Notable from the underground: Gehry to remodel museum hall
The world-famous architect will remodel a great hallway beneath the Philadelphia museum. It will serve as an area to store and prepare art for exhibition.
The Philadelphia Art Museum has broken ground for an expansion plan, and one of the world’s foremost museum architects has designed it. Frank Gehry will put his modern stamp on the historic building.
Gehry roared to international fame in 1998 with the Bilbao museum in Spain, a playful riot of free-form curves that defined contemporary architecture. Philadelphia can now boast it has its own Gehry, but it’s all underground.
The architect was treated as royalty Tuesday as he entered a grand vaulted hallway that has been shut off and unused since 1975. Running underneath the terrace atop the museum steps, the hall will be remodeled by Gehry into an area to store and prepare art for exhibition. He said the “ferocity” of the original architectural designs allows the building to be changed without compromise.
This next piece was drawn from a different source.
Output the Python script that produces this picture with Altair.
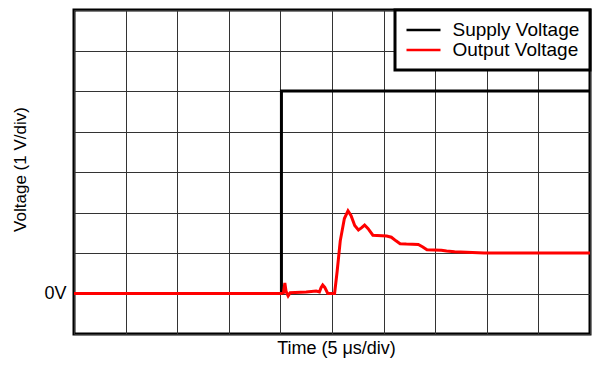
import altair as alt
import pandas as pd

# Supply voltage (µs, V)
supply_t = [0, 20.1, 20.1, 50]
supply_v = [0, 0, 5.0, 5.0]

# Output voltage (µs, V)
output_t = [0, 20.1, 20.3, 20.43, 20.55, 20.75, 20.95, 22.5, 23.47, 23.78, 23.95, 24.1, 24.3, 24.59,
            25.25, 25.5, 25.8, 26.2, 26.55, 26.85, 27.2, 27.56, 27.85, 28.16, 28.5, 28.96,
            30.3, 30.75, 31.2, 31.6, 32.2, 33.36, 33.8, 34.2, 35.6, 36.1, 36.88, 39.75, 50]
output_v = [0, 0, 0.02, 0.26, 0.05, -0.06, 0.02, 0.04, 0.06, 0.04, 0.15, 0.21, 0.15, 0.0,
            0.0, 0.55, 1.3, 1.85, 2.04, 1.92, 1.68, 1.57, 1.62, 1.69, 1.6, 1.44,
            1.42, 1.39, 1.3, 1.23, 1.22, 1.21, 1.15, 1.08, 1.07, 1.05, 1.03, 1.0, 1.0]

series_names = ["Supply Voltage", "Output Voltage"]
series_colors = ["#000000", "#ff0000"]

x_ticks = list(range(0, 51, 5))
y_ticks = list(range(-1, 8))

FONT = "Liberation Sans"

supply_df = pd.DataFrame({"t": supply_t, "v": supply_v, "series": series_names[0],
                          "i": range(len(supply_t))})
output_df = pd.DataFrame({"t": output_t, "v": output_v, "series": series_names[1],
                          "i": range(len(output_t))})

color = alt.Color("series:N",
                  scale=alt.Scale(domain=series_names, range=series_colors),
                  legend=alt.Legend(title=None, orient="top-right", offset=0))

x_enc = alt.X("t:Q", scale=alt.Scale(domain=[0, 50], nice=False, zero=False),
              axis=alt.Axis(values=x_ticks, labels=False, ticks=False, domain=False,
                            grid=True, title="Time (5 μs/div)",
                            titleFontSize=18, titleFontWeight="normal", titleFont=FONT,
                            titleColor="black", titleBaseline="alphabetic",
                            titleX=262, titleY=19))
y_enc = alt.Y("v:Q", scale=alt.Scale(domain=[-1, 7], nice=False, zero=False),
              axis=alt.Axis(values=y_ticks, ticks=False, domain=False, grid=True,
                            labelExpr="datum.value == 0 ? '0V' : ''",
                            labelFontSize=18, labelFont=FONT, labelColor="black",
                            labelPadding=8,
                            title="Voltage (1 V/div)", titleFontSize=17,
                            titleFontWeight="normal", titleFont=FONT, titleColor="black",
                            titleBaseline="alphabetic", titleX=-49, titleY=159))

supply = alt.Chart(supply_df).mark_line(strokeWidth=3).encode(
    x=x_enc, y=y_enc, color=color, order="i:Q")
output = alt.Chart(output_df).mark_line(strokeWidth=3).encode(
    x=x_enc, y=y_enc, color=color, order="i:Q")

chart = alt.layer(supply, output).properties(
    width=516, height=324,
    autosize=alt.AutoSizeParams(type="none"),
    padding={"left": 66, "top": 2, "right": 2, "bottom": 24},
).configure_view(
    stroke="black", strokeWidth=3
).configure_axis(
    gridColor="#333333", gridWidth=1, gridOpacity=1
).configure_legend(
    strokeColor="black", strokeWidth=3, fillColor="white", padding=10,
    labelFont=FONT, labelFontSize=19, labelColor="black",
    symbolType="M-1,0H3", symbolSize=289, symbolStrokeWidth=2.5,
    labelOffset=27.5, rowPadding=0, labelLimit=300
)

chart.save("out.html", embed_options={"renderer": "svg", "actions": False})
“A community seems to need art museums,” said Gehry. “When they are built people come. There’s a basic human need. I’ve been talking to neuroscientists about that recently, trying to figure out how basic is the need. It’s pretty powerful.”
The Museum’s long-term goal is to dramatically expand its gallery space. But because the building cannot be built upward or sideways, it will go downward. After the new art-handling facility is finished in 2012, work on new underground galleries will begin.